Friday, April 24, 2009

Letters From a Missionary

So our other children received letters from their brother today. They were dated April 13, 2009, so that's not too bad. Here are a few exceprts.

To Curtis:
The mission is fun. I've learned that studying the scriptures is actually one of the best pastimes ever. You'll learn how to read better too when you read the scriptures. That's how I learned Spanish.

We have an investigator named Sintia. one day when I was on divisions we went to her house and I felt impressed to sing "Praise to the Man". We sang it normally...we were about to start the lesson. She asked, "what's the song that talks about the pajaritas?" (little birds) I remembered Joseph Smith's first prayer, and knew that's what she was thinking about. We began to sing it, and she started bawling! Curtis, I know the church is true.
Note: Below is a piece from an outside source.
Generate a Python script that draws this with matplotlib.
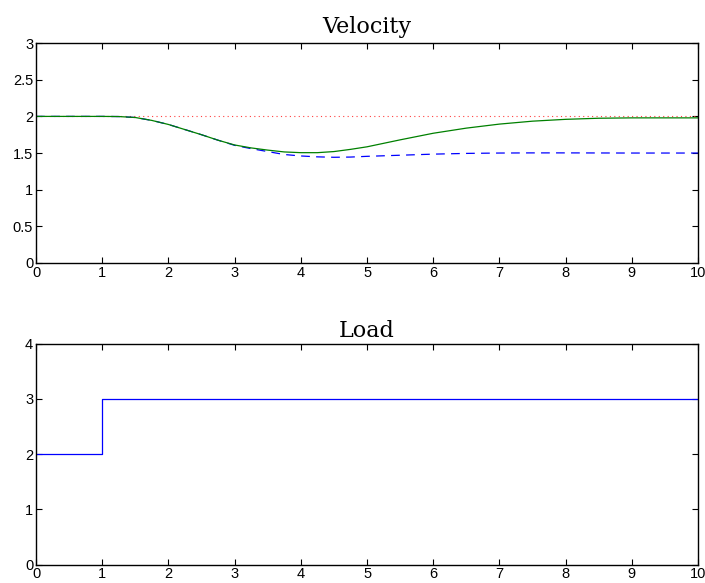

She's getting baptized on April 25th after she's known about the Church forever, almost her whole life.

Keep choosing the right. Joseph Smith was a prophet of God. The Book of Mormon is true. We're children of God. Remember, give Eric the monkey claw if he tries to beat you up.

To Briana:
We are busy busy. Everything goes just right when we're obedient. Briana, I've had so many experiences I can't even say them all, even if I had an entire day. My last change in Pucallpa we left our Pension, Hermana Rubi. It was sad because she's one of my favorite people in the world. Yeah, that's right. I even left my monkey.

Jesus Christ didn't want to suffer for us when He felt the pains of His INFINITE atonement, but He submitted to the Father, and completed His Messianic mission, and made it possible to overcome death, both physical and spiritual. Nana, we're blessed. Always be obedient.

To Eric:
Iquitos is great! You would ove it. It's different than you think. There aren't monkeys running around or animals everywhere. All the houses are made of cement or wood and generally in the more populated places the houses are all together. There's not really anything called a yard.

The average person working hard here could make $325 a month. That's just an estimate from listening to people. The average person here in Peru has a T.V. and good speakers, a couple tables, pictures, beds, the occasional hammock.

The average cement house is cement, including the floor. Once in a while someone will have a computer. Only the richest homes have glass in the windows. Normally it's rebar with blinds made from sheets.